---- TASK INPUTS

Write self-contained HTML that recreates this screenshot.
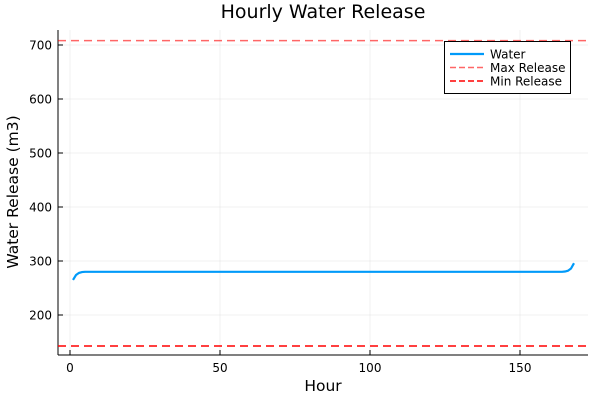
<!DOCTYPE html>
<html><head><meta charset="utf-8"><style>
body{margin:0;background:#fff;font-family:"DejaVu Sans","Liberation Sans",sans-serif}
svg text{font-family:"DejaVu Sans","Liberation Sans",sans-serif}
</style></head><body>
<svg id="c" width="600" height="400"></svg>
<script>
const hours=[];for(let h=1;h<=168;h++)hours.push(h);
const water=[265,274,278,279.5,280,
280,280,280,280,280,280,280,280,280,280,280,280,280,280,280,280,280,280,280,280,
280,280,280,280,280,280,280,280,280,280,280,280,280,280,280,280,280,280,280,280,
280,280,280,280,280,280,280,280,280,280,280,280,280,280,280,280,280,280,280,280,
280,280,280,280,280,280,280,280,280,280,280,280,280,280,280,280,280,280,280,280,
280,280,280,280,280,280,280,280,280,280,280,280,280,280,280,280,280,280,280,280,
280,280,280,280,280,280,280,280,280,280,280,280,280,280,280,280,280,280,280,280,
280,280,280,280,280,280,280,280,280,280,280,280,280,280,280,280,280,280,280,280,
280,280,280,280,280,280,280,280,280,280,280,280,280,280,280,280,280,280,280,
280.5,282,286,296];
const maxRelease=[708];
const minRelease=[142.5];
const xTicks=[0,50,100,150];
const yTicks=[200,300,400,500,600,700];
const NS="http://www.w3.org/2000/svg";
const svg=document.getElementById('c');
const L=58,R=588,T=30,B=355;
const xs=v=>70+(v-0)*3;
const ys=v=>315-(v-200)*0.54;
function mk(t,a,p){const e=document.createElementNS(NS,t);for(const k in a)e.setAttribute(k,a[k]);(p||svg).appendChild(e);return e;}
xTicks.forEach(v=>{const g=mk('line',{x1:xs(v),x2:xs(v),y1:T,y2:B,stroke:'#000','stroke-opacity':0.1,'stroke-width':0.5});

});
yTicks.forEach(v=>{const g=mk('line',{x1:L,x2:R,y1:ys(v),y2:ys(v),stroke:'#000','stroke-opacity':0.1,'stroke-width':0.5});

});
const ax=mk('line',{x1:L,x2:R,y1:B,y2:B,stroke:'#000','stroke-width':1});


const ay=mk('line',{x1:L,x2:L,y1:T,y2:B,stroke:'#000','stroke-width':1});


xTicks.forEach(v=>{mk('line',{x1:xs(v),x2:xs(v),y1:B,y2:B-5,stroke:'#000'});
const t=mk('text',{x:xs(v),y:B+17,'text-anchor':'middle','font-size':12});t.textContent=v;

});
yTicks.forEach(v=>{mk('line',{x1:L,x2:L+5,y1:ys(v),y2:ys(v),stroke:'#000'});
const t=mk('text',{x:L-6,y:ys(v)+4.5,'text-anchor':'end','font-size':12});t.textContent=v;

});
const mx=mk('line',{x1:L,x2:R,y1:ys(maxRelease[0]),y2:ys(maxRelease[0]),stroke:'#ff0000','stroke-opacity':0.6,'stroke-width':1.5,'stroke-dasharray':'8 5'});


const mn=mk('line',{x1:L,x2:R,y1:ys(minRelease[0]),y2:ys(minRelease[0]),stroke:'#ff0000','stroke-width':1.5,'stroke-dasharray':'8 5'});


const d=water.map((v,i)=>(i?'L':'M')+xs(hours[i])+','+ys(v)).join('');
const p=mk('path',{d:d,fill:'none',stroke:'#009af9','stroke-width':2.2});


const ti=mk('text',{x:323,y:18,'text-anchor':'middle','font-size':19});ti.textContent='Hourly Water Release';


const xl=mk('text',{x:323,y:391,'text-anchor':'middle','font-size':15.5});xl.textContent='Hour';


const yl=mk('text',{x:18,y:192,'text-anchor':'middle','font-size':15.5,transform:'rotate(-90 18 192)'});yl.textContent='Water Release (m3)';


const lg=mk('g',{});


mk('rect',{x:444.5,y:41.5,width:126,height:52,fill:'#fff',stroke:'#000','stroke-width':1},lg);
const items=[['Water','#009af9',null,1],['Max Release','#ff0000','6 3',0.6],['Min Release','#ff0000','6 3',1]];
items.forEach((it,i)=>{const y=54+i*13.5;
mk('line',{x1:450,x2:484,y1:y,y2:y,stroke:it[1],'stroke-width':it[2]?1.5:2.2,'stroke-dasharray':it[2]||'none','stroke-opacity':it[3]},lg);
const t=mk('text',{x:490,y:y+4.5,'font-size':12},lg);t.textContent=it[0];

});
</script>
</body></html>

--------
---- TASK INPUTS

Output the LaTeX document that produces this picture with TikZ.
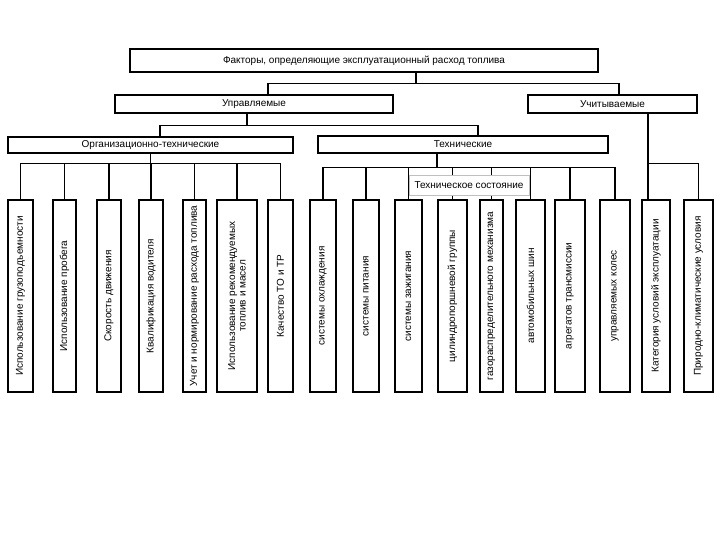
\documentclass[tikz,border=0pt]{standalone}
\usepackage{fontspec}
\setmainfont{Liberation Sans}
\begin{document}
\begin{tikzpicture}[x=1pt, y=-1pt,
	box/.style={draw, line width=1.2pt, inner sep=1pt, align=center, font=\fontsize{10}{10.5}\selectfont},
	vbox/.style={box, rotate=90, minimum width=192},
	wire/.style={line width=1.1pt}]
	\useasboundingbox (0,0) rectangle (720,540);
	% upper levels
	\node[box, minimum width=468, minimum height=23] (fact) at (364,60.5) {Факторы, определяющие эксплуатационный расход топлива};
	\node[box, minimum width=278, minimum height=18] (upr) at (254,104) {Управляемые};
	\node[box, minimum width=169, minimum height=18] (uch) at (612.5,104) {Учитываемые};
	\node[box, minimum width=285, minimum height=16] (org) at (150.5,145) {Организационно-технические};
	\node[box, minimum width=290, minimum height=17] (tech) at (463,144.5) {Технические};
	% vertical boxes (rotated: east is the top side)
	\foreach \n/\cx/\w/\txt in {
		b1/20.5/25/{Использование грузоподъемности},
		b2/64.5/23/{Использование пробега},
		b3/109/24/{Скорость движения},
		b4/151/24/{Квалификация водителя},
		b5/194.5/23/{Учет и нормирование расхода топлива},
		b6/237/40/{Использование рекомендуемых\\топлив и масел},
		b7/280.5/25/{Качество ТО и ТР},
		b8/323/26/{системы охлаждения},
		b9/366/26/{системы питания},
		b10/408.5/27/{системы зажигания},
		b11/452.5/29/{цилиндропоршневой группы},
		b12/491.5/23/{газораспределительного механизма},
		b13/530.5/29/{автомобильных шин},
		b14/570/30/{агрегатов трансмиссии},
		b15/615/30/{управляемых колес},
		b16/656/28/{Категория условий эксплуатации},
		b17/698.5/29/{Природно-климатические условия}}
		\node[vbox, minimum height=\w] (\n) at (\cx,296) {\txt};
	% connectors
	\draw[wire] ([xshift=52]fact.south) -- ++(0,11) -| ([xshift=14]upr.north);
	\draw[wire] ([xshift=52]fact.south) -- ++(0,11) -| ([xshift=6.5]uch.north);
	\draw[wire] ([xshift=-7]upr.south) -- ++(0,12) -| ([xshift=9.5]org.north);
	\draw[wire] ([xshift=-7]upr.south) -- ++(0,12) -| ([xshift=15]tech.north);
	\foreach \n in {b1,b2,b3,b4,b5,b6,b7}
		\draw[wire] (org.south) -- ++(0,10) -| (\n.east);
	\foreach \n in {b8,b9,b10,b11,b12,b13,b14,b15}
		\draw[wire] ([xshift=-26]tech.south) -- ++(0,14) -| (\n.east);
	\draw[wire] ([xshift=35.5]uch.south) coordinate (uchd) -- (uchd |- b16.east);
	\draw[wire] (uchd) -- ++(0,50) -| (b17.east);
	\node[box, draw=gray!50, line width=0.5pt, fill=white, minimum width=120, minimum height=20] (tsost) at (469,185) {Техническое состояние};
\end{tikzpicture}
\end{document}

--------

#### [EXERCISE AIM]
Read the entries and pick out all lines that include the word "this".

#### [FULL RESPONSE]
Write self-contained HTML that recreates this screenshot.
Output the LaTeX document that produces this picture with TikZ.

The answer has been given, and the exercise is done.